EXERCISE INSTRUCTIONS = Pictures do not belong in the copy, so please give every entry below again exactly.

EXERCISE INPUTS =
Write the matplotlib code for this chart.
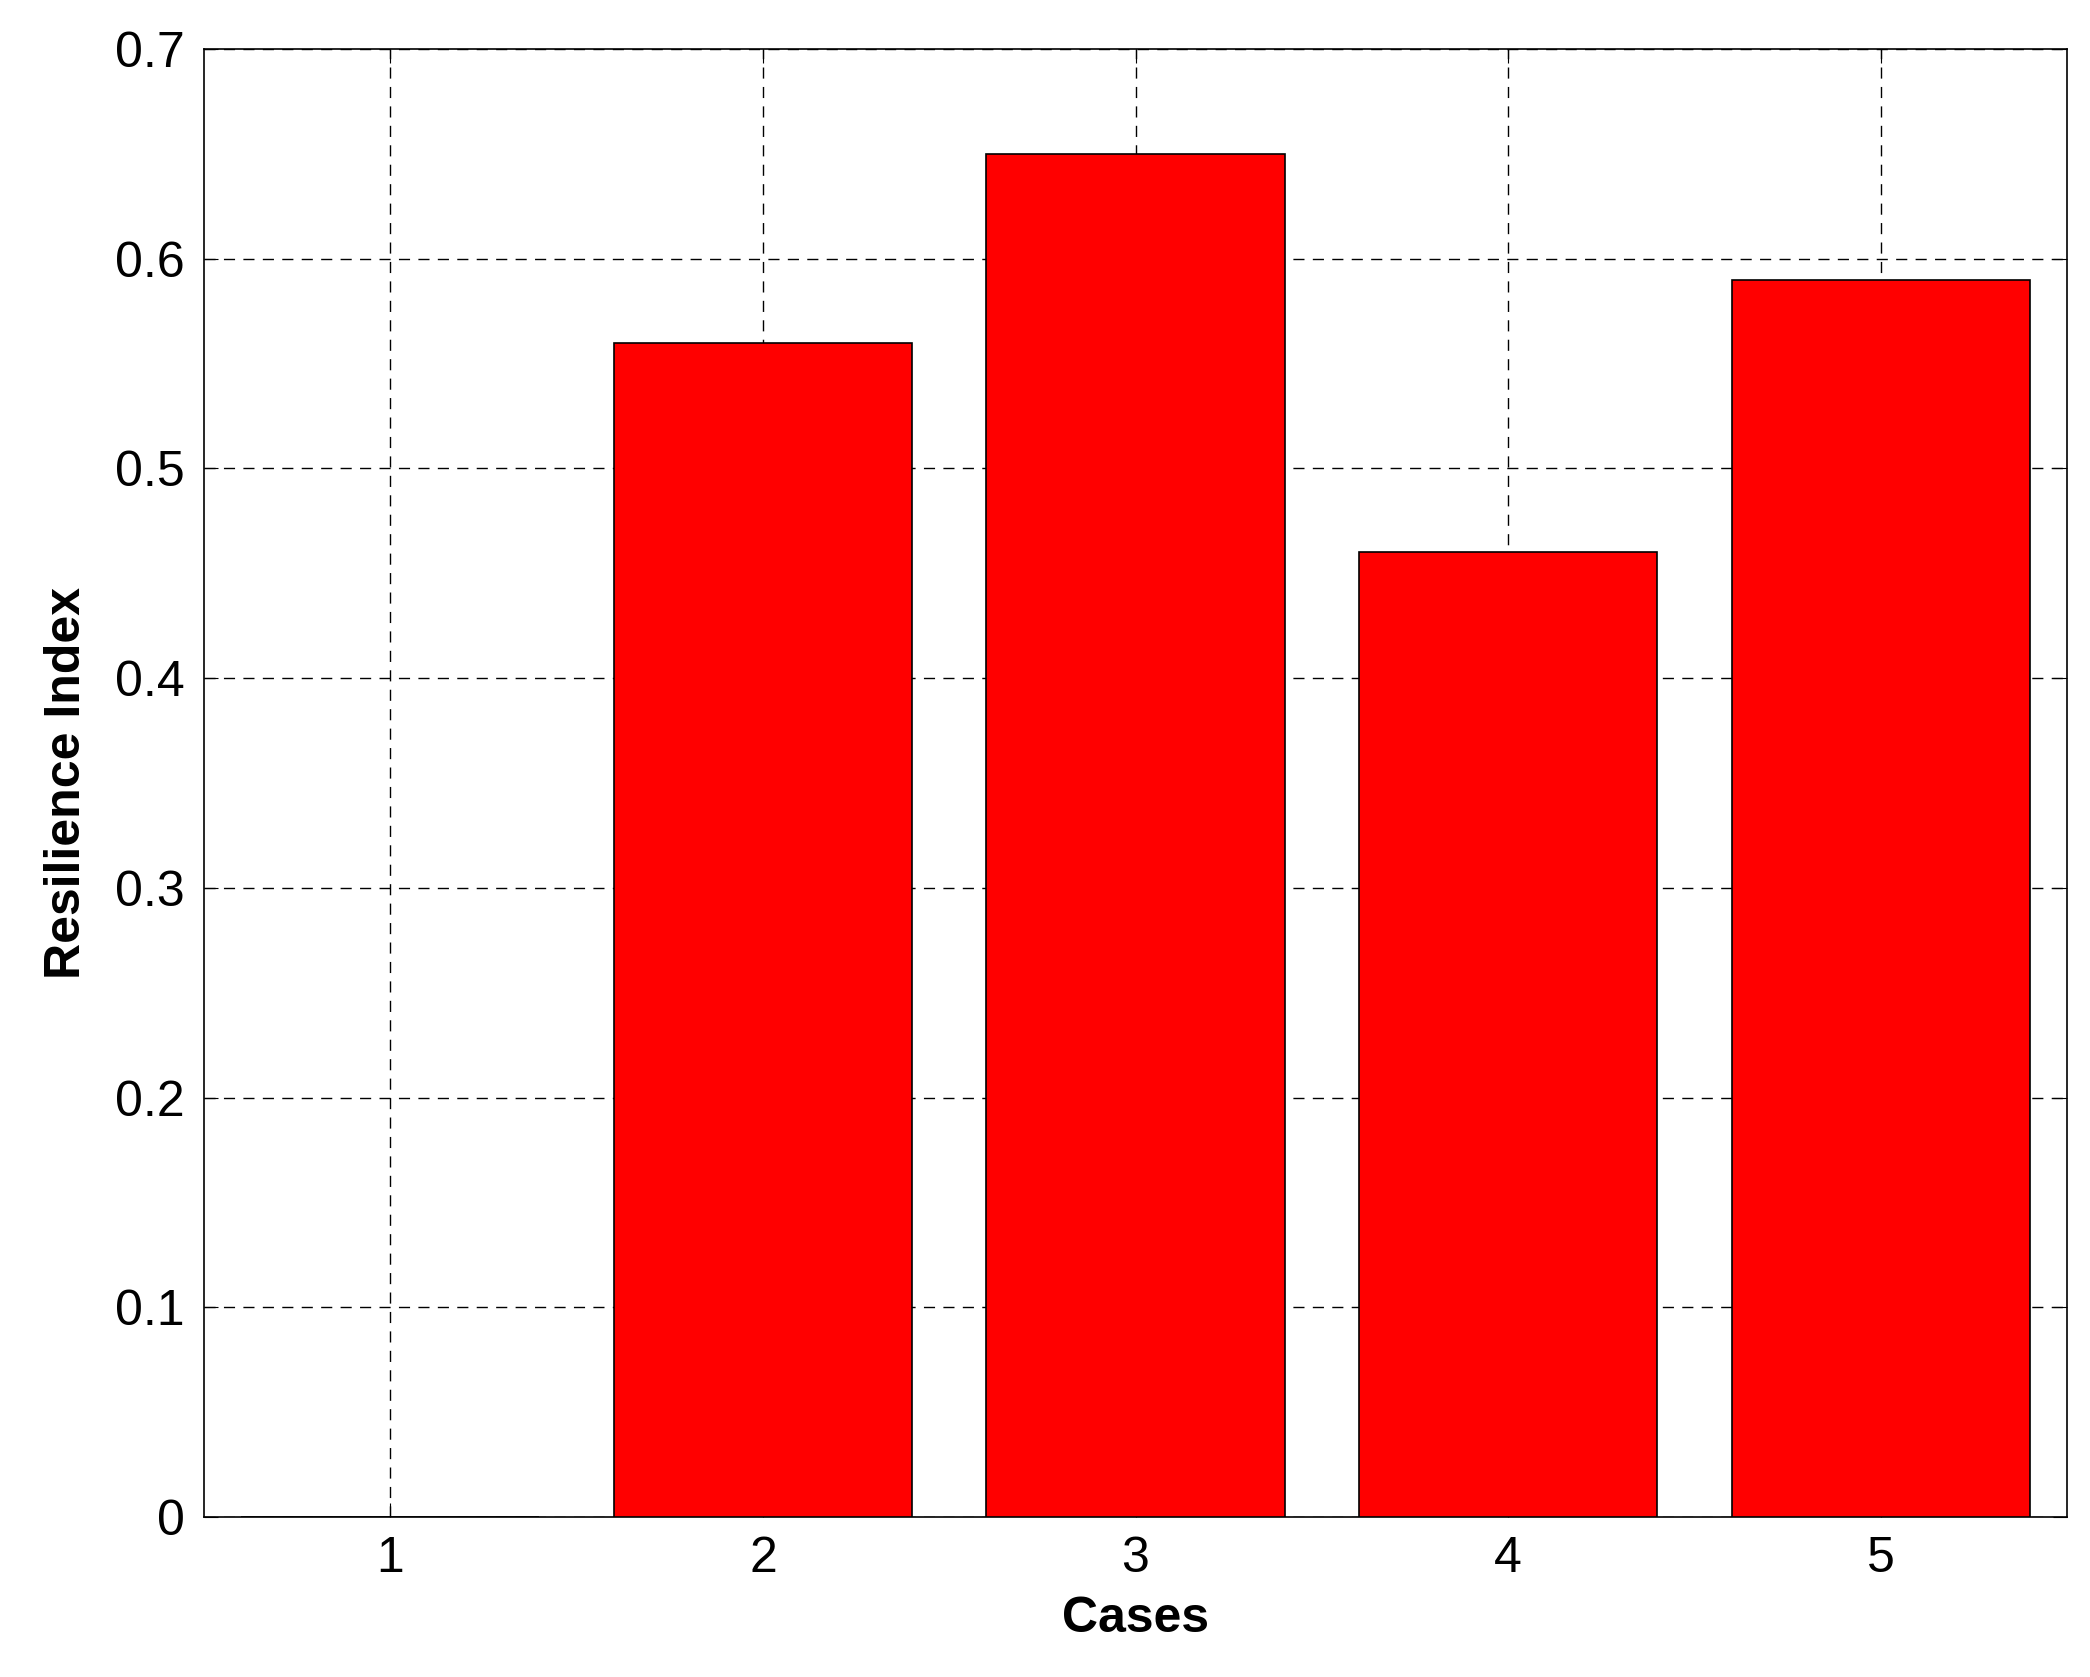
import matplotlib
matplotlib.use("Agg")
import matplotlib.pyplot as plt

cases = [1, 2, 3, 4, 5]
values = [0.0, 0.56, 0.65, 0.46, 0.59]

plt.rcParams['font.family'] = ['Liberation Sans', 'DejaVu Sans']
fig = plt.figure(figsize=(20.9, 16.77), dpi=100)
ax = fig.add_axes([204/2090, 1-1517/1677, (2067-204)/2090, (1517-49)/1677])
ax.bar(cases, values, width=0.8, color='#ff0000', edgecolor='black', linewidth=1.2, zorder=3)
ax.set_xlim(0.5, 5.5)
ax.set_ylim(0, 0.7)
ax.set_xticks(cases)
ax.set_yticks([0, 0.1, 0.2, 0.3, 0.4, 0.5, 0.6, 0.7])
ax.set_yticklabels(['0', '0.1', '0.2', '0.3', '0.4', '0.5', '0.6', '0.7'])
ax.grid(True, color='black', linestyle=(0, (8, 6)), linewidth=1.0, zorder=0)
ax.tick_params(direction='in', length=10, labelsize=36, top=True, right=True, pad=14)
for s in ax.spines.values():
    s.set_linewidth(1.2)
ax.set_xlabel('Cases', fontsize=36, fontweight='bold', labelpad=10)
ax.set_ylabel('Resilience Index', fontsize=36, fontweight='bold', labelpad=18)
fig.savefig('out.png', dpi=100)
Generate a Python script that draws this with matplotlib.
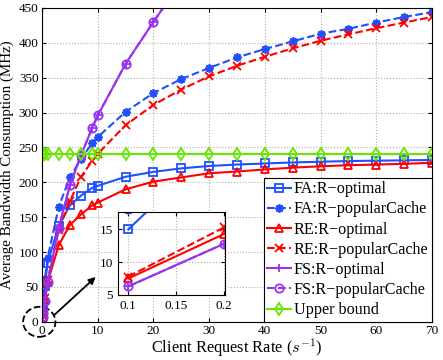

ANSWER TO THE PROBLEM =
Write the matplotlib code for this chart.
import matplotlib
matplotlib.use("Agg")
import matplotlib.pyplot as plt

cases = [1, 2, 3, 4, 5]
values = [0.0, 0.56, 0.65, 0.46, 0.59]

plt.rcParams['font.family'] = ['Liberation Sans', 'DejaVu Sans']
fig = plt.figure(figsize=(20.9, 16.77), dpi=100)
ax = fig.add_axes([204/2090, 1-1517/1677, (2067-204)/2090, (1517-49)/1677])
ax.bar(cases, values, width=0.8, color='#ff0000', edgecolor='black', linewidth=1.2, zorder=3)
ax.set_xlim(0.5, 5.5)
ax.set_ylim(0, 0.7)
ax.set_xticks(cases)
ax.set_yticks([0, 0.1, 0.2, 0.3, 0.4, 0.5, 0.6, 0.7])
ax.set_yticklabels(['0', '0.1', '0.2', '0.3', '0.4', '0.5', '0.6', '0.7'])
ax.grid(True, color='black', linestyle=(0, (8, 6)), linewidth=1.0, zorder=0)
ax.tick_params(direction='in', length=10, labelsize=36, top=True, right=True, pad=14)
for s in ax.spines.values():
    s.set_linewidth(1.2)
ax.set_xlabel('Cases', fontsize=36, fontweight='bold', labelpad=10)
ax.set_ylabel('Resilience Index', fontsize=36, fontweight='bold', labelpad=18)
fig.savefig('out.png', dpi=100)
Generate a Python script that draws this with matplotlib.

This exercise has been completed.